So green is my valley, become verdant after our first heavy autumn rain. I hadn't really noticed as passage through our expansive low plain is generally accomplished by automobile, bus or bicycle. Always in a hurry to get from here to there, I missed how the scorch of an eternal summer was transforming from regulation California brown into shimmering emerald. My blinders, however, have been removed. Deprived recently of a vehicle, and only rarely boarding the county bus, I decided to hoof my way over the county thoroughfare in order to see what I had been missing while keeping my eyes on the road and hands on the wheel.
Tuesday morning was crisp and cool, but the sun promised to warm quickly the pavement I trod and the air I gulped down. At mile 2.2 from home, the valley floor opened before my goggling eyes as clusters of oak vying for room and attention with cedar and pine acceded to the inexorable onslaught of an immense, sweeping table of flatness. Rising valiantly through the detritus of spent spring grasses was new, dewy pasture, carpeting untold acres of grazing land in green for at least another 7 months. In a bluish haze, embracing the valley but with distinct aloofness, appeared the upward sloping terrain, its turning gradually into our renowned foothills, now decked out in full autumn dress.

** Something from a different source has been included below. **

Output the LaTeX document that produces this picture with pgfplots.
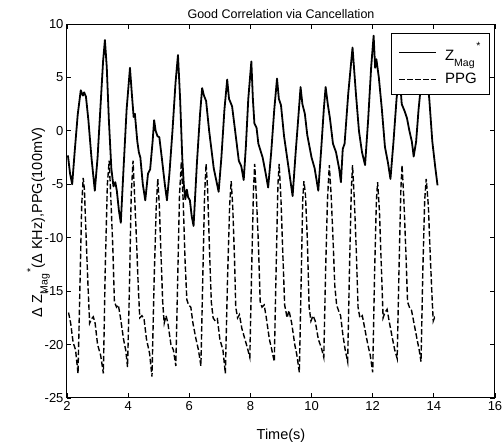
\documentclass[border=0pt]{standalone}
\usepackage{fontspec}
\setmainfont{Liberation Sans}
\usepackage{pgfplots}
\pgfplotsset{compat=1.18}

% Z_Mag with the star set after the subscript, as in the original
\newcommand\zmag[1][0.55em]{Z\raisebox{-0.38em}{\fontsize{10.5}{10.5}\selectfont Mag}\raisebox{#1}{\fontsize{10.5}{10.5}\selectfont\,*}}

% legend samples: 37pt of line, then a gap before the text
\pgfplotsset{
  legline/.style={legend image code/.code={%
      \draw[##1, line width=#1] (0pt,0pt) -- (37pt,0pt);
      \path (43pt,0pt);}},
}

\begin{document}
\begin{tikzpicture}
\begin{axis}[
    at={(0pt,0pt)}, anchor=south west,
    scale only axis,
    width=428pt, height=374pt,
    xmin=2, xmax=16, ymin=-25, ymax=10,
    xtick={2,4,...,16}, ytick={-25,-20,...,10},
    tick align=inside,
    major tick length=4.5pt,
    axis line style={line width=1pt},
    every tick/.style={black, line width=0.8pt},
    /pgf/number format/assume math mode=true,
    tick label style={font=\fontsize{13}{13}\selectfont},
    title={Good Correlation via Cancellation},
    title style={font=\fontsize{12.5}{12.5}\selectfont, yshift=-4pt},
    xlabel={Time(s)},
    xlabel style={font=\fontsize{14.5}{14.5}\selectfont, yshift=-11pt},
    ylabel={Δ \zmag(Δ KHz),PPG(100mV)},
    ylabel style={font=\fontsize{14.5}{14.5}\selectfont,
        at={(axis description cs:-0.058,0.47)}, anchor=base},
    legend cell align=left,
    legend style={at={(rel axis cs:0.9883,0.976)}, anchor=north east,
        draw=black, line width=1pt, fill=white,
        font=\fontsize{15}{15}\selectfont,
        inner xsep=7pt, inner ysep=7pt, row sep=7pt},
]
\addplot[black, line width=1.8pt, line join=round, legline=1.8pt] coordinates {
(2.03,-2.3) (2.10,-4.0) (2.17,-5.0) (2.25,-2.0) (2.35,1.5) (2.45,3.8)
(2.52,3.3) (2.56,3.6) (2.62,3.2) (2.70,1.0) (2.80,-2.5) (2.91,-5.6)
(3.00,-2.5) (3.10,2.5) (3.18,6.5) (3.24,8.5) (3.30,6.0) (3.37,1.0)
(3.45,-3.5) (3.52,-5.2) (3.58,-4.8) (3.63,-5.6) (3.70,-7.5) (3.76,-8.6)
(3.85,-3.5) (3.95,2.0) (4.06,5.9) (4.12,3.5) (4.18,1.3) (4.22,1.6)
(4.30,-1.0) (4.35,-2.0) (4.40,-2.5) (4.48,-5.0) (4.56,-6.5) (4.65,-4.0)
(4.72,-3.6) (4.80,-1.0) (4.85,1.0) (4.90,0.0) (4.96,-0.5) (5.02,-0.6)
(5.10,-2.5) (5.20,-5.0) (5.27,-6.5) (5.35,-4.0) (5.45,0.0) (5.55,4.5)
(5.63,7.1) (5.70,3.0) (5.77,-2.5) (5.82,-5.0) (5.87,-6.4) (5.92,-5.5)
(5.96,-6.2) (6.02,-6.5) (6.08,-8.0) (6.14,-8.9) (6.25,-3.0) (6.35,1.5)
(6.42,4.0) (6.48,3.3) (6.55,2.8) (6.65,0.0) (6.80,-3.5) (6.96,-5.7)
(7.05,-2.5) (7.15,2.0) (7.24,4.8) (7.30,3.0) (7.40,2.3) (7.50,0.0)
(7.62,-2.8) (7.70,-3.3) (7.78,-4.6) (7.85,-1.5) (7.93,3.0) (8.03,6.5)
(8.08,3.0) (8.13,0.7) (8.20,0.3) (8.26,-1.2) (8.40,-2.5) (8.50,-4.0)
(8.58,-5.3) (8.68,-2.0) (8.78,2.0) (8.87,4.9) (8.93,3.0) (9.00,2.4)
(9.10,-0.5) (9.25,-3.5) (9.38,-6.1) (9.48,-2.0) (9.56,1.0) (9.64,4.1)
(9.70,2.5) (9.78,1.6) (9.86,-0.4) (10.00,-2.5) (10.10,-3.5) (10.22,-5.6)
(10.32,-1.5) (10.40,2.0) (10.46,4.1) (10.53,2.5) (10.60,1.2) (10.70,-1.2)
(10.80,-2.0) (10.90,-3.5) (10.96,-4.8) (11.02,-1.7) (11.08,-1.2) (11.20,3.5)
(11.34,7.8) (11.45,3.5) (11.55,0.0) (11.65,-2.0) (11.75,-3.2) (11.85,1.0)
(11.95,6.0) (12.03,8.9) (12.08,5.9) (12.12,6.7) (12.20,5.0) (12.30,2.0)
(12.40,-1.5) (12.50,-3.0) (12.58,-4.5) (12.68,-1.0) (12.78,3.0) (12.87,5.5)
(12.95,2.5) (13.05,1.8) (13.12,1.2) (13.20,0.0) (13.28,-1.0) (13.34,-2.4)
(13.42,-1.0) (13.50,2.0) (13.62,5.5) (13.72,6.5) (13.85,3.0) (13.95,-1.0)
(14.05,-3.5) (14.12,-5.1)
};
\addlegendentry{\zmag[0.75em]}
\addplot[black, line width=1.4pt, dash pattern=on 5.5pt off 2.5pt, legline=1.4pt] coordinates {
(2.05,-17.0) (2.12,-18.0) (2.20,-19.8) (2.28,-20.5) (2.36,-22.7) (2.42,-15.0)
(2.48,-7.0) (2.53,-4.4) (2.57,-5.5) (2.62,-9.5) (2.68,-14.0) (2.74,-18.0)
(2.80,-17.6) (2.86,-17.4) (2.92,-18.0) (3.00,-20.0) (3.10,-21.0) (3.19,-22.7)
(3.25,-13.0) (3.32,-5.0) (3.38,-2.8) (3.43,-6.0) (3.50,-11.0) (3.55,-16.0)
(3.62,-16.5) (3.68,-16.3) (3.75,-17.5) (3.85,-19.5) (3.92,-20.5) (3.98,-22.1)
(4.04,-15.0) (4.10,-6.0) (4.16,-2.8) (4.21,-6.0) (4.27,-10.0) (4.33,-14.5)
(4.38,-17.5) (4.45,-17.3) (4.52,-17.6) (4.60,-19.5) (4.70,-20.8) (4.78,-23.0)
(4.85,-14.0) (4.92,-7.0) (4.97,-4.5) (5.02,-7.0) (5.08,-12.0) (5.13,-16.0)
(5.18,-18.0) (5.24,-17.3) (5.30,-18.0) (5.40,-20.0) (5.48,-20.5) (5.56,-22.0)
(5.62,-14.0) (5.68,-6.0) (5.74,-2.9) (5.80,-6.5) (5.86,-12.0) (5.92,-15.8)
(5.98,-16.3) (6.05,-16.5) (6.12,-18.0) (6.22,-19.5) (6.30,-20.5) (6.38,-22.0)
(6.44,-14.0) (6.50,-6.0) (6.55,-3.1) (6.60,-5.5) (6.66,-11.0) (6.72,-16.0)
(6.78,-17.5) (6.85,-17.8) (6.92,-17.6) (7.00,-19.5) (7.10,-20.5) (7.18,-22.7)
(7.25,-14.0) (7.32,-7.0) (7.37,-4.7) (7.42,-7.0) (7.48,-12.0) (7.52,-16.5)
(7.58,-17.5) (7.64,-17.2) (7.72,-18.5) (7.82,-19.5) (7.90,-20.3) (7.98,-21.2)
(8.04,-13.0) (8.10,-5.5) (8.14,-3.1) (8.20,-6.5) (8.26,-10.5) (8.32,-16.0)
(8.38,-16.5) (8.45,-16.3) (8.52,-17.5) (8.62,-19.5) (8.70,-20.5) (8.78,-21.6)
(8.84,-13.0) (8.90,-5.0) (8.94,-3.1) (9.00,-6.5) (9.06,-11.5) (9.12,-16.3)
(9.20,-17.5) (9.26,-16.8) (9.35,-18.0) (9.45,-20.0) (9.52,-21.0) (9.60,-22.6)
(9.66,-14.0) (9.71,-6.5) (9.75,-4.7) (9.80,-6.0) (9.86,-10.0) (9.92,-16.5)
(9.98,-17.8) (10.05,-17.3) (10.12,-17.8) (10.22,-19.5) (10.32,-20.3) (10.40,-21.2)
(10.46,-13.0) (10.52,-6.5) (10.58,-3.2) (10.64,-6.0) (10.70,-10.0) (10.76,-14.5)
(10.82,-16.3) (10.88,-16.8) (10.95,-17.3) (11.02,-19.0) (11.10,-20.5) (11.18,-21.6)
(11.24,-13.0) (11.30,-5.5) (11.34,-3.2) (11.40,-6.5) (11.46,-11.0) (11.52,-16.5)
(11.58,-17.5) (11.66,-17.3) (11.74,-18.5) (11.84,-20.0) (11.92,-21.0) (12.00,-22.6)
(12.06,-13.5) (12.12,-6.5) (12.16,-4.8) (12.22,-7.5) (12.28,-12.5) (12.34,-17.5)
(12.40,-17.0) (12.47,-16.7) (12.55,-18.0) (12.65,-19.5) (12.72,-20.5) (12.80,-21.3)
(12.86,-13.0) (12.92,-5.5) (12.96,-3.2) (13.02,-6.5) (13.08,-11.0) (13.14,-16.0)
(13.20,-16.5) (13.27,-16.8) (13.35,-18.0) (13.45,-19.5) (13.52,-20.5) (13.58,-21.6)
(13.64,-13.0) (13.70,-6.5) (13.75,-4.5) (13.82,-7.0) (13.88,-11.5) (13.94,-15.5)
(13.98,-17.8) (14.02,-17.5) (14.05,-17.7)
};
\addlegendentry{PPG}
\end{axis}
\pgfresetboundingbox
\useasboundingbox (-67pt,-44pt) rectangle (437pt,398pt);
\end{tikzpicture}
\end{document}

I had to stop and drink it all in. However polluted with noise the atmosphere became and remained from the infernal, internal combustion of early morning commuters' SUVs, pickup trucks, luxury sedans and sport coupes, I was totally oblivious. There was a ten second interval - it might have been fifteen - when I actually tuned into bird song. Otherwise, I was hooked on the view that I had somehow missed while driving the road day in, day out.
I don't envy my neighbors their fancy cars. Just their fancy walking shoes - boy, are my dogs barkin'!